SET TASK:
What is needed is the run of lines from the one containing "Write the matplotlib code for this chart." through the one containing "ax.bar(i, h, bottom=b, width=width, color=colors[i], zorder=3)", echoed exactly, with both ends kept and nothing added.

STORED ROWS:
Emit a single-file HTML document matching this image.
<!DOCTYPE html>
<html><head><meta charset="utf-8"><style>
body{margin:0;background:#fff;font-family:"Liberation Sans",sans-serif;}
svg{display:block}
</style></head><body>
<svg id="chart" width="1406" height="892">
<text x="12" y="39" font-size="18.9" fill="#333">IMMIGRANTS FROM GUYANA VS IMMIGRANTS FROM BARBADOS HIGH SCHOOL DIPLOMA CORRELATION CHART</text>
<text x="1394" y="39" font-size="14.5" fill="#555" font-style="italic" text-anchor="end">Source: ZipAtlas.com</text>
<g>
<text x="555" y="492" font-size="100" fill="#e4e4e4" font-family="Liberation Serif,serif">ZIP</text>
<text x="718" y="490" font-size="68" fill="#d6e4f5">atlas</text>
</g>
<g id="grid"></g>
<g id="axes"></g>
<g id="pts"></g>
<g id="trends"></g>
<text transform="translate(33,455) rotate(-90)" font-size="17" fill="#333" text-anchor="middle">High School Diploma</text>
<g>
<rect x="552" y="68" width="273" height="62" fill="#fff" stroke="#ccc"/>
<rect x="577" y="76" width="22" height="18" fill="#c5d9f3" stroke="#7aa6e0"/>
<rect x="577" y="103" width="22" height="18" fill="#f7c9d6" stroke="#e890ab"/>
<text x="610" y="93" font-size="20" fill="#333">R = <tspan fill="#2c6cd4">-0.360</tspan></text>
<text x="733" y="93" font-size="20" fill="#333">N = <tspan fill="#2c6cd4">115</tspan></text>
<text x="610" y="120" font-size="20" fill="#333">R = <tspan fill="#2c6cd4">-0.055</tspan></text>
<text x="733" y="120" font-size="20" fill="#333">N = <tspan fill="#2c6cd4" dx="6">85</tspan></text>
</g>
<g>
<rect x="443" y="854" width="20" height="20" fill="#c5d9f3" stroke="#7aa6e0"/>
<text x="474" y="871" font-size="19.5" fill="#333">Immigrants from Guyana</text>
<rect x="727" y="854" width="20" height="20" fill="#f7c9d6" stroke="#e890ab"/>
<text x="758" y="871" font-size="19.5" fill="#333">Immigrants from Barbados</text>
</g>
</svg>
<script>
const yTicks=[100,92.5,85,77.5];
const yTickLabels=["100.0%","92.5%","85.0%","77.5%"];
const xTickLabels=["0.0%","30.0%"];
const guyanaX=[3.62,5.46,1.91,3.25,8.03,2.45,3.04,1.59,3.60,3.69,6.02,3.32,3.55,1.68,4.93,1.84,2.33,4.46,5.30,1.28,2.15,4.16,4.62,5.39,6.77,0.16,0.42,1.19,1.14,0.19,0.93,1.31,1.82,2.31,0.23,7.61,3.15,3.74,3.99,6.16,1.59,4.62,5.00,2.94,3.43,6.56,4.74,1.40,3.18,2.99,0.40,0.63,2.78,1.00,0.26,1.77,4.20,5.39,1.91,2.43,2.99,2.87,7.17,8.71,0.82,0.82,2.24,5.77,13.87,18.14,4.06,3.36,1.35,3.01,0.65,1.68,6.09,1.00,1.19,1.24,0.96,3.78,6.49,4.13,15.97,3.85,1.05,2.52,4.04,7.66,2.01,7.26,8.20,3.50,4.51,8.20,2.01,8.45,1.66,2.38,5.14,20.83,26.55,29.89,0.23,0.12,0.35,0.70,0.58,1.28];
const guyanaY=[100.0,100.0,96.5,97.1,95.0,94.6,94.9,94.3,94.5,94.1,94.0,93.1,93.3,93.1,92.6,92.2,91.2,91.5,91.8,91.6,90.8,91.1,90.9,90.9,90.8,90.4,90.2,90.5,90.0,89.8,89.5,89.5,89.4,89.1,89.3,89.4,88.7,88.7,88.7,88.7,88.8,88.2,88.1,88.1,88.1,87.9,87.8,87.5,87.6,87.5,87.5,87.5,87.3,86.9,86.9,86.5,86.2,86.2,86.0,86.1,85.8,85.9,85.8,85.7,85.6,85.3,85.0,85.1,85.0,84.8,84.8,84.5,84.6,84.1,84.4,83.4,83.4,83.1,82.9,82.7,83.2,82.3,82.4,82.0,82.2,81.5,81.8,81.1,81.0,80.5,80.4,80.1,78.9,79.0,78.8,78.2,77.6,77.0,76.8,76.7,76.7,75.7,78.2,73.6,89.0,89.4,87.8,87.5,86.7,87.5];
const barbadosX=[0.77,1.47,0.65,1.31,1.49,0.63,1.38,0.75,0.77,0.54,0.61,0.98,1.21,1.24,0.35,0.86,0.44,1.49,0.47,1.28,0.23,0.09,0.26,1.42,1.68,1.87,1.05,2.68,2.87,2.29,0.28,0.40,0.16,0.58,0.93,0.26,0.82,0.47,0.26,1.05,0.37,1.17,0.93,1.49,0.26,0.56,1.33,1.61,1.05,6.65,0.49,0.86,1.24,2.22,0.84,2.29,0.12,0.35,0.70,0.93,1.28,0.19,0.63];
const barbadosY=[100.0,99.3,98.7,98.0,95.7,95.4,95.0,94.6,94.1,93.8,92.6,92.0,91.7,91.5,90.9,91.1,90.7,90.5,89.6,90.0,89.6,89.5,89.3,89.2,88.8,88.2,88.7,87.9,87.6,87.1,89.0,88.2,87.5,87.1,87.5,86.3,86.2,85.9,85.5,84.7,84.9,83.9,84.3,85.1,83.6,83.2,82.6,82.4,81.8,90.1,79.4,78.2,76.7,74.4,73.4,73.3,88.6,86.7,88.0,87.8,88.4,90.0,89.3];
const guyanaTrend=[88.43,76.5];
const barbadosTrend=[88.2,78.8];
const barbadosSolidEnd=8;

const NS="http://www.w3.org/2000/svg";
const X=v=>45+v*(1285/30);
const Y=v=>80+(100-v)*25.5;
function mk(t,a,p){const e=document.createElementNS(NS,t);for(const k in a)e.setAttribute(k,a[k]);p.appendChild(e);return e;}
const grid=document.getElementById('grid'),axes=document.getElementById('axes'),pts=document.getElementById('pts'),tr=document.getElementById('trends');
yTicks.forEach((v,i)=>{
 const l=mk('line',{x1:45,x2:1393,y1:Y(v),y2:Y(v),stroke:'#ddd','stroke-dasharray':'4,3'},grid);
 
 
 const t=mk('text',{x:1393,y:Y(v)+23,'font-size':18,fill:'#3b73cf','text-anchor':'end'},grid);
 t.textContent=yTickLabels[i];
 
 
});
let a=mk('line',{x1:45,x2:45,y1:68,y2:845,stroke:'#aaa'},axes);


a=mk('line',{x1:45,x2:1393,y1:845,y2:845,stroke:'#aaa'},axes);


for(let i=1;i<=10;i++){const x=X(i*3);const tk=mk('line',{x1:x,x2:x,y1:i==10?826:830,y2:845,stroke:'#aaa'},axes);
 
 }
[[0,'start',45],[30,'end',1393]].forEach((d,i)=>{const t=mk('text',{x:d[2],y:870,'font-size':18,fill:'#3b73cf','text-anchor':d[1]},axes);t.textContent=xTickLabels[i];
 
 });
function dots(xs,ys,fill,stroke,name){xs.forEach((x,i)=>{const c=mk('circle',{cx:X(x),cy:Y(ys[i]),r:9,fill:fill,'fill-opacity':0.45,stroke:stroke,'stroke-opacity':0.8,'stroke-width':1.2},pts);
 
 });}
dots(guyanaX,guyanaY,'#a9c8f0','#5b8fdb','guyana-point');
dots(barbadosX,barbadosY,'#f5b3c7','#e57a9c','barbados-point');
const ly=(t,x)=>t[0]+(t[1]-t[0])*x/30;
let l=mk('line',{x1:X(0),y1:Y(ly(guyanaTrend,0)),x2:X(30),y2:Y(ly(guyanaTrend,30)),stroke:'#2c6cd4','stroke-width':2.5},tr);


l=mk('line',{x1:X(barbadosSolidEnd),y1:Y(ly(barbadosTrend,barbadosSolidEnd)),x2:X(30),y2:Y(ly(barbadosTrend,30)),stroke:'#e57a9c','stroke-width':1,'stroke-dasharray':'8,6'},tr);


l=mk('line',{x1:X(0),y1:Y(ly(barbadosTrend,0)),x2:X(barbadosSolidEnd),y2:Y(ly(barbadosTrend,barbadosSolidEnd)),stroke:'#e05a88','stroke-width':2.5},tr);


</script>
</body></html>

---

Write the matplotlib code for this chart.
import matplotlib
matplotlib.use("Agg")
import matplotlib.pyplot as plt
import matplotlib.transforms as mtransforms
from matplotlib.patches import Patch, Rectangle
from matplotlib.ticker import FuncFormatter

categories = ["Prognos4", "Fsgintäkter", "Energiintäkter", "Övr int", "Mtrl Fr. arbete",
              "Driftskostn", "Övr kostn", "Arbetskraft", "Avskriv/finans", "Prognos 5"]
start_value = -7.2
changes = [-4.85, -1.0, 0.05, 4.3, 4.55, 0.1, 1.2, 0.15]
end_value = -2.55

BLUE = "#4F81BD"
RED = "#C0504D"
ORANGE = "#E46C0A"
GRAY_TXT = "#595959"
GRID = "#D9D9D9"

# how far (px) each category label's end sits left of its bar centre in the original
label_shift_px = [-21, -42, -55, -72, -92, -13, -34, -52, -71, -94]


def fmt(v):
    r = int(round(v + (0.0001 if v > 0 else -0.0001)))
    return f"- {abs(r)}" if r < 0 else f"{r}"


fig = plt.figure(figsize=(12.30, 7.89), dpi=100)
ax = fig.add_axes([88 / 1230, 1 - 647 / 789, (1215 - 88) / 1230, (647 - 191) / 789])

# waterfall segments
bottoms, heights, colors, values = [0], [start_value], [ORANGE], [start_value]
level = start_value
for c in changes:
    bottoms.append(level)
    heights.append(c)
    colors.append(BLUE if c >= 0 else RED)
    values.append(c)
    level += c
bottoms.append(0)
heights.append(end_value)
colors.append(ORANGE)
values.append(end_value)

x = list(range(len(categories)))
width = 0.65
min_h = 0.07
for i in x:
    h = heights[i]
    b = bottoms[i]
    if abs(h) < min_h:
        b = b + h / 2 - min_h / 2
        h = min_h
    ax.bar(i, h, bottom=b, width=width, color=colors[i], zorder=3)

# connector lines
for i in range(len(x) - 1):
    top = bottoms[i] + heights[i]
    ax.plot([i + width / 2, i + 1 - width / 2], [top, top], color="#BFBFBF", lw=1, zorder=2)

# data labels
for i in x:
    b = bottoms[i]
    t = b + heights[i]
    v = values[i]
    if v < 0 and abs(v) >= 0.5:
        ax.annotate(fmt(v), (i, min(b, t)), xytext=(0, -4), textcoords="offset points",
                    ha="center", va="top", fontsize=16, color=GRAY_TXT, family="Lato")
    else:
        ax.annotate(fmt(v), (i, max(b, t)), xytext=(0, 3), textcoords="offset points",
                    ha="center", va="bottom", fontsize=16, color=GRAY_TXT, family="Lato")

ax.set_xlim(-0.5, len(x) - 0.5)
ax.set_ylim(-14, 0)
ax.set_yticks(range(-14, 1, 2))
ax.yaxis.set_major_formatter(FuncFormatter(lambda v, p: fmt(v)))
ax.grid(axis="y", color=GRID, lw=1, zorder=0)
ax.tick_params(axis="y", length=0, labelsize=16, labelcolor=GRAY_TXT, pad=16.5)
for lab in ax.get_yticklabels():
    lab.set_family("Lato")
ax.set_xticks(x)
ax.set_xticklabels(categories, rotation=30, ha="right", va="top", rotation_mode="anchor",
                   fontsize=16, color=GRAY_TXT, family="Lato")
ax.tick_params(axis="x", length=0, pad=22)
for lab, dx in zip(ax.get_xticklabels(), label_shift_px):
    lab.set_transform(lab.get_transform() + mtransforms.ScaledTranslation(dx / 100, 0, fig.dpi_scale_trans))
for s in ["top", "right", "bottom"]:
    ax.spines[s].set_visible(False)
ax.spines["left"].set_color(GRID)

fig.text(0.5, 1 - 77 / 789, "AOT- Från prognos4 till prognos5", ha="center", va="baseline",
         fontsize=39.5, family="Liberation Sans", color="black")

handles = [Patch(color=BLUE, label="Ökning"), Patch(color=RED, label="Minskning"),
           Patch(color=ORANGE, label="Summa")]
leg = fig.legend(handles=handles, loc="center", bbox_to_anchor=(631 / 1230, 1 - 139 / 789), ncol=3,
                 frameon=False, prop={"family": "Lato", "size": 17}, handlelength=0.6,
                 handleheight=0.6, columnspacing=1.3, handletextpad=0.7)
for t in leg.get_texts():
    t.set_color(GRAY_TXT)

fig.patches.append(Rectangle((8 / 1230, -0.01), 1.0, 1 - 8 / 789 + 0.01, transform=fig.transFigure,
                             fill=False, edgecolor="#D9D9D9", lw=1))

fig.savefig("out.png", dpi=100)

--

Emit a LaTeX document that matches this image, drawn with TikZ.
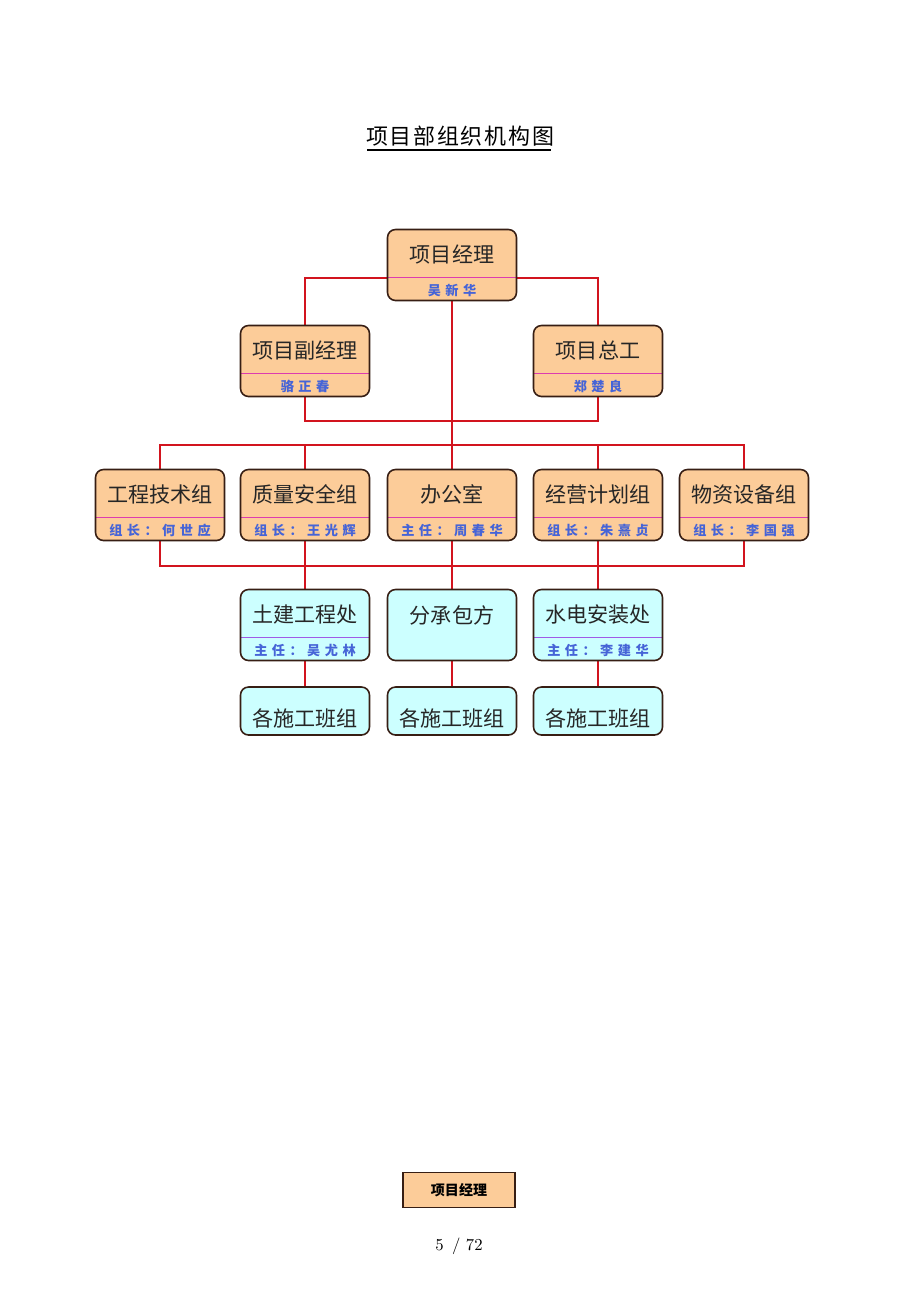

RESPONSE FOR THIS EXERCISE:
Write the matplotlib code for this chart.
import matplotlib
matplotlib.use("Agg")
import matplotlib.pyplot as plt
import matplotlib.transforms as mtransforms
from matplotlib.patches import Patch, Rectangle
from matplotlib.ticker import FuncFormatter

categories = ["Prognos4", "Fsgintäkter", "Energiintäkter", "Övr int", "Mtrl Fr. arbete",
              "Driftskostn", "Övr kostn", "Arbetskraft", "Avskriv/finans", "Prognos 5"]
start_value = -7.2
changes = [-4.85, -1.0, 0.05, 4.3, 4.55, 0.1, 1.2, 0.15]
end_value = -2.55

BLUE = "#4F81BD"
RED = "#C0504D"
ORANGE = "#E46C0A"
GRAY_TXT = "#595959"
GRID = "#D9D9D9"

# how far (px) each category label's end sits left of its bar centre in the original
label_shift_px = [-21, -42, -55, -72, -92, -13, -34, -52, -71, -94]


def fmt(v):
    r = int(round(v + (0.0001 if v > 0 else -0.0001)))
    return f"- {abs(r)}" if r < 0 else f"{r}"


fig = plt.figure(figsize=(12.30, 7.89), dpi=100)
ax = fig.add_axes([88 / 1230, 1 - 647 / 789, (1215 - 88) / 1230, (647 - 191) / 789])

# waterfall segments
bottoms, heights, colors, values = [0], [start_value], [ORANGE], [start_value]
level = start_value
for c in changes:
    bottoms.append(level)
    heights.append(c)
    colors.append(BLUE if c >= 0 else RED)
    values.append(c)
    level += c
bottoms.append(0)
heights.append(end_value)
colors.append(ORANGE)
values.append(end_value)

x = list(range(len(categories)))
width = 0.65
min_h = 0.07
for i in x:
    h = heights[i]
    b = bottoms[i]
    if abs(h) < min_h:
        b = b + h / 2 - min_h / 2
        h = min_h
    ax.bar(i, h, bottom=b, width=width, color=colors[i], zorder=3)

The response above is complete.